**TASK INSTRUCTIONS**
Find every line with the word "source". Copy those lines.

**DATASET EXTRACT**
++++

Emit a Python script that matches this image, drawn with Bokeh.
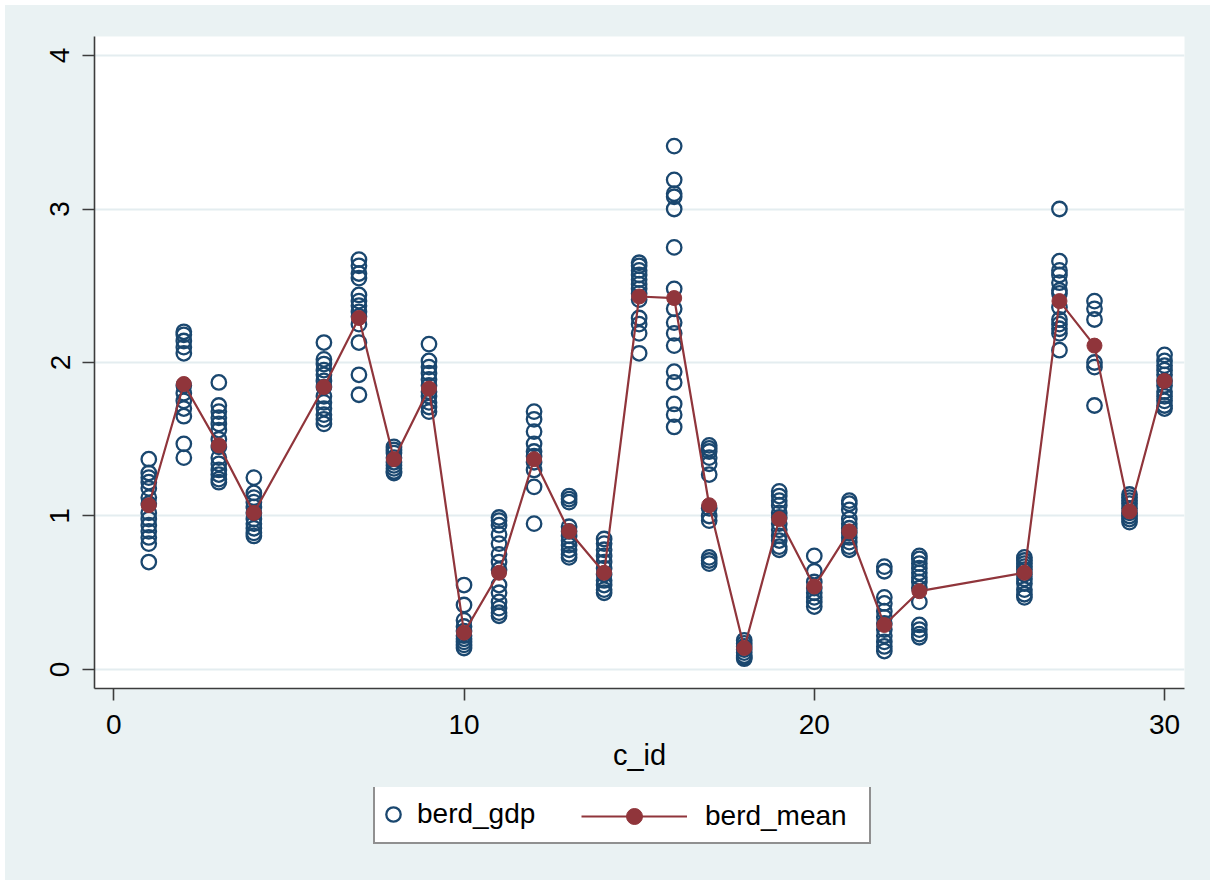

++++

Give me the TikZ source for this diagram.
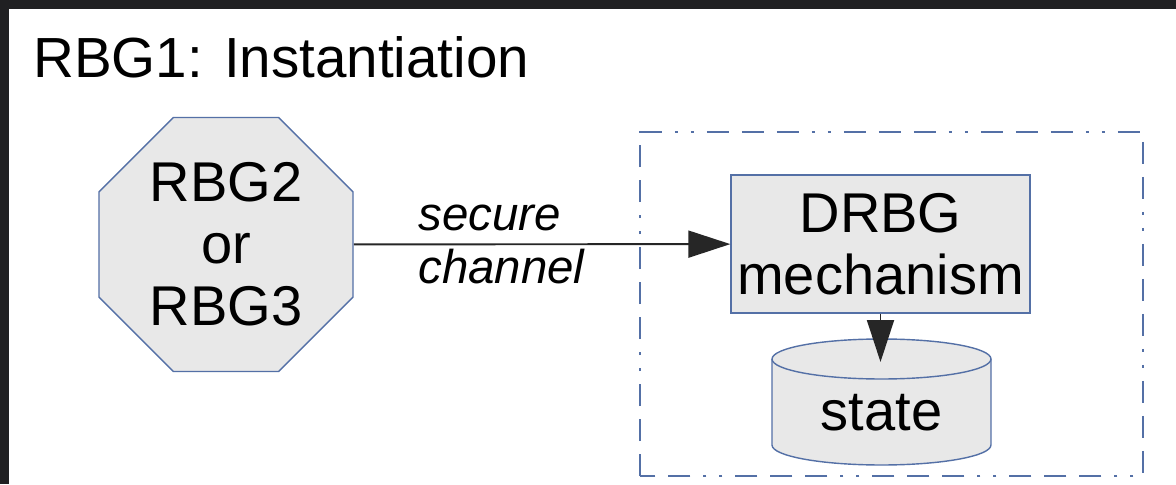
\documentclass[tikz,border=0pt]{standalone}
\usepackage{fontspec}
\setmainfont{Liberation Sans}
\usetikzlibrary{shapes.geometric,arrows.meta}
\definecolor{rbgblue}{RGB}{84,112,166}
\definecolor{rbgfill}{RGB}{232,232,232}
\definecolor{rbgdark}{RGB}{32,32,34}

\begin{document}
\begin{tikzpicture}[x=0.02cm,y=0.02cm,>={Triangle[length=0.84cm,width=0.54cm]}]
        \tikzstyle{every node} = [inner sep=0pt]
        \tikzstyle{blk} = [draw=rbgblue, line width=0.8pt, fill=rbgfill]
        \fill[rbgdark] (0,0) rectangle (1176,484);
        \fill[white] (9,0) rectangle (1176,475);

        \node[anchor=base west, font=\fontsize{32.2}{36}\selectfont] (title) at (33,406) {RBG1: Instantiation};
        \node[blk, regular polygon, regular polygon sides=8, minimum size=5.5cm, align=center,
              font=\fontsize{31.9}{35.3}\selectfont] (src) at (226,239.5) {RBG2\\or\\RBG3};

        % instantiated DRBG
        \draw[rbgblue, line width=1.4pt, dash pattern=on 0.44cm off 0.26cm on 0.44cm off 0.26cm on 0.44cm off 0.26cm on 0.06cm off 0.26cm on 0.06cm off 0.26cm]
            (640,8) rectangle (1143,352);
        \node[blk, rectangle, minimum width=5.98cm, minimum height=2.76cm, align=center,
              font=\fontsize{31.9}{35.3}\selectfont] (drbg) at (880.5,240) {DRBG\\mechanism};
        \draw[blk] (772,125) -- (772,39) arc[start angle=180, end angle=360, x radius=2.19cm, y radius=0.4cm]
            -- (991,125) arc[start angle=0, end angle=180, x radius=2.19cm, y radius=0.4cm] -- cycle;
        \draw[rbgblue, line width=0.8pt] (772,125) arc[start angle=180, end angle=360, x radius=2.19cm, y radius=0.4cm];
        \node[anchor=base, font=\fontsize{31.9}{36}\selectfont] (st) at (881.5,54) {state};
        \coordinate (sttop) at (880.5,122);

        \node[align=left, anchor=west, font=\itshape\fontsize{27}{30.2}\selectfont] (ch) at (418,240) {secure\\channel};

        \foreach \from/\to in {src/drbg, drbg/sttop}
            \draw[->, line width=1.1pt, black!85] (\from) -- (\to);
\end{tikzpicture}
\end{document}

++++

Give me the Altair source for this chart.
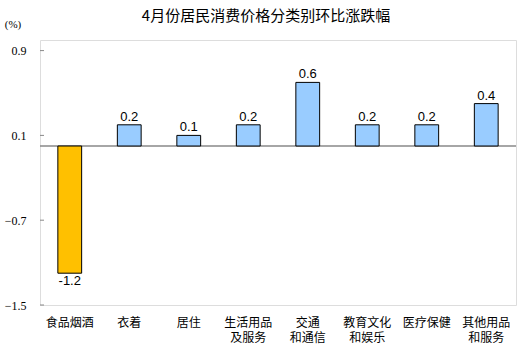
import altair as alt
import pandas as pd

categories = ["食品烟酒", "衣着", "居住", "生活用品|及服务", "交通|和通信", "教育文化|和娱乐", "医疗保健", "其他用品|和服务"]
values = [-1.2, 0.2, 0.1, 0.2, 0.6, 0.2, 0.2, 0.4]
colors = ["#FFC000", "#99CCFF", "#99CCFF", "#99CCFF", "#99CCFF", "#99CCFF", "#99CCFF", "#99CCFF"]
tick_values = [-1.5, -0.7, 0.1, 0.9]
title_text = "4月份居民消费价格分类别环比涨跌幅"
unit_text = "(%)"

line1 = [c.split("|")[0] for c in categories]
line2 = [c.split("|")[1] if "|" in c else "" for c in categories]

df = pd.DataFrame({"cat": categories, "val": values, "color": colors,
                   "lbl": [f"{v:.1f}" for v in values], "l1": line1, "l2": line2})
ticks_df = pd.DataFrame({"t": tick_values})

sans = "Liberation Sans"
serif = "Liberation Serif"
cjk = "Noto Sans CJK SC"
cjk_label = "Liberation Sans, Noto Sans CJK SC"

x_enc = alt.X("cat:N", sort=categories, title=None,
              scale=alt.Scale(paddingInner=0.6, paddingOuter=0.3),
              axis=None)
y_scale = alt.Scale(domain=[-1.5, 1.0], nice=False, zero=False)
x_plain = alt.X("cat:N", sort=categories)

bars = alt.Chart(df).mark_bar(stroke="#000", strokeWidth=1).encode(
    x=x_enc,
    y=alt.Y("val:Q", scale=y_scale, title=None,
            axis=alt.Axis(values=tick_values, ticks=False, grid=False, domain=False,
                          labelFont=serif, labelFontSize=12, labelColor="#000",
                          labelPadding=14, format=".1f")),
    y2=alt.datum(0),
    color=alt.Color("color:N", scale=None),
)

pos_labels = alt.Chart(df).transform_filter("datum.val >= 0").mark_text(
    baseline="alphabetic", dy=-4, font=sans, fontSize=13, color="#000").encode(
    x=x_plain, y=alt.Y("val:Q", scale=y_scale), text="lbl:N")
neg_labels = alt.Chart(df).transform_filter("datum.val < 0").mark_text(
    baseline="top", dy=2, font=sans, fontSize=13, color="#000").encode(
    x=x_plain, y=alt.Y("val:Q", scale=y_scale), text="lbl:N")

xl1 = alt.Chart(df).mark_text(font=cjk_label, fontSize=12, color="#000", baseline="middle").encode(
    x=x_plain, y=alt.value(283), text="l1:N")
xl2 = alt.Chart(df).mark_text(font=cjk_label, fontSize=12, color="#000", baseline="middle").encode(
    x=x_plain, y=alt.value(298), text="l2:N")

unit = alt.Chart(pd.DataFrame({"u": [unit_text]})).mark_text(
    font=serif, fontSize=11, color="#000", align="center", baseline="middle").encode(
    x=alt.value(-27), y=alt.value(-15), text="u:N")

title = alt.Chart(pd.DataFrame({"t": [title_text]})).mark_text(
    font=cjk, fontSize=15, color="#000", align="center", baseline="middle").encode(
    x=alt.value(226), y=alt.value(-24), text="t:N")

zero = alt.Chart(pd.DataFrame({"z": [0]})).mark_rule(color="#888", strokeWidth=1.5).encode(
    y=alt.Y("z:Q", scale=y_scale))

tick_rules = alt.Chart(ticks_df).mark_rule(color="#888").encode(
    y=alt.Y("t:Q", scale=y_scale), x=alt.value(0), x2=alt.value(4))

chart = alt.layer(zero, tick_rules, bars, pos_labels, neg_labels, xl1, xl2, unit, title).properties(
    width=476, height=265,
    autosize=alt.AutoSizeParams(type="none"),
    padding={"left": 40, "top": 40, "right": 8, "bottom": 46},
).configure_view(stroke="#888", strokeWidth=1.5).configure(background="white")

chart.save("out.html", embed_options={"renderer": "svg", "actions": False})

++++

**FINAL RESULT**
Give me the TikZ source for this diagram.
Give me the Altair source for this chart.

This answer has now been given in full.